Le 7 mars 1965, dimanche sanglant à Montgomery, la police locale charge, tue un manifestant. Luther King organise alors une marche de Selma à Montgomery. Les state troopers matraquent les marcheurs dès le départ alors qu’ils se sont mis à genoux pour prier. Le président (LB Johnson) enverra la Garde nationale pour les protéger. Malgré cela, le Ku Klux Klan réussira à enlever et tuer une manifestante blanche. Le 21 mars, 25 000 personnes, Noirs et Blancs, entrent, triomphants, dans Montgomery, capitale de l’Alabama.

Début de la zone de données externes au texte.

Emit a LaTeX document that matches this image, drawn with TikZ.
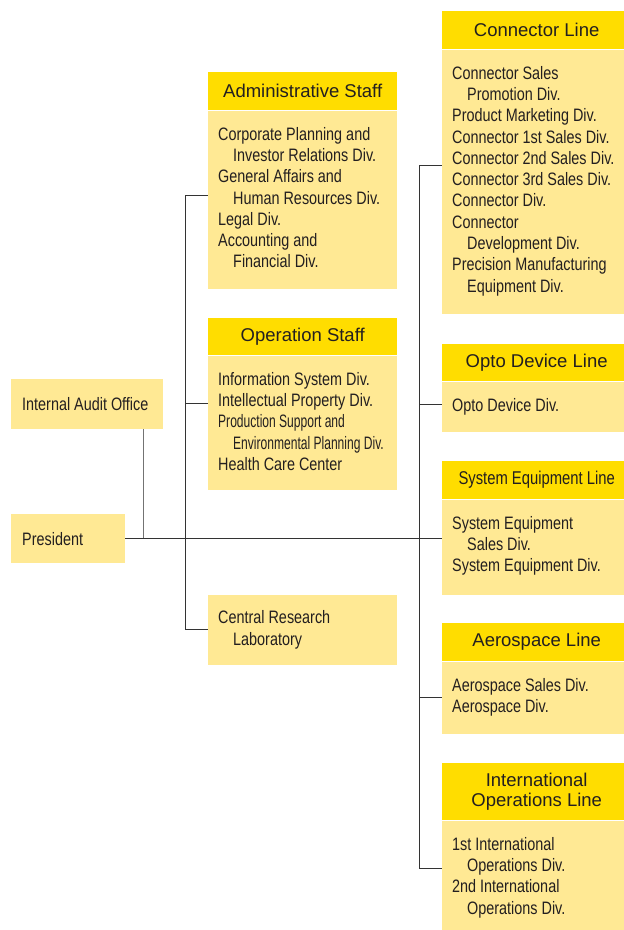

Cette marche de Selma à Montgomery est une des grandes dates de l’Histoire des États-Unis (1), de l’histoire toute chaude et vivante puisque les marcheurs comme les flics qui les ont tabassés, comme les amis de cette pauvre jeune femme – Viola Liuzzo – sont encore vivants.

Au palais de justice de Selma, qui servait de bureau de vote, hier vers midi, la secrétaire du district attorney n’en revenait pas. Des centaines de voteurs, des centaines de jeunes Noirs s’étaient présentés. Pour les primaires de 2004, à cette heure-ci, on avait eu 15 personnes, me précise-t-elle.

C’est la grande victoire d’Obama. Mais c’est celle aussi de Martin Luther King et la victoire de la rue Church, la rue du ghetto de Selma. La marche de Luther King continue, quelqu’un a-t-il cru qu’elle était finie ?

Je dis la grande victoire d’Obama sans savoir au moment où je l’écris s’il ne sera pas plutôt le perdant de ce super mardi. Disons-le autrement alors : quoi qu’il arrive, Obama est déjà la grande victoire de l’Amérique.

DERNIÈRE MINUTE — Pour revenir à l’Alabama, si la tendance se maintient, après la moitié des votes comptés, Obama l’emportera chez les démocrates et, surprise, Mike Huckabee chez les républicains.

(1) Quand, le mois dernier, Bill Clinton, en Caroline-du-Sud, a glissé cette peau de banane sous les pieds d’Obama, en lui disant regarde Chose c’est pas un Noir qui a signé la loi sur les droits civiques, c’est LB Johnson, il s’est bien gardé de dire que, sans cette marche de Luther King, l’année suivante, pour le droit de vote des Noirs, cette loi était à peu près sans effet.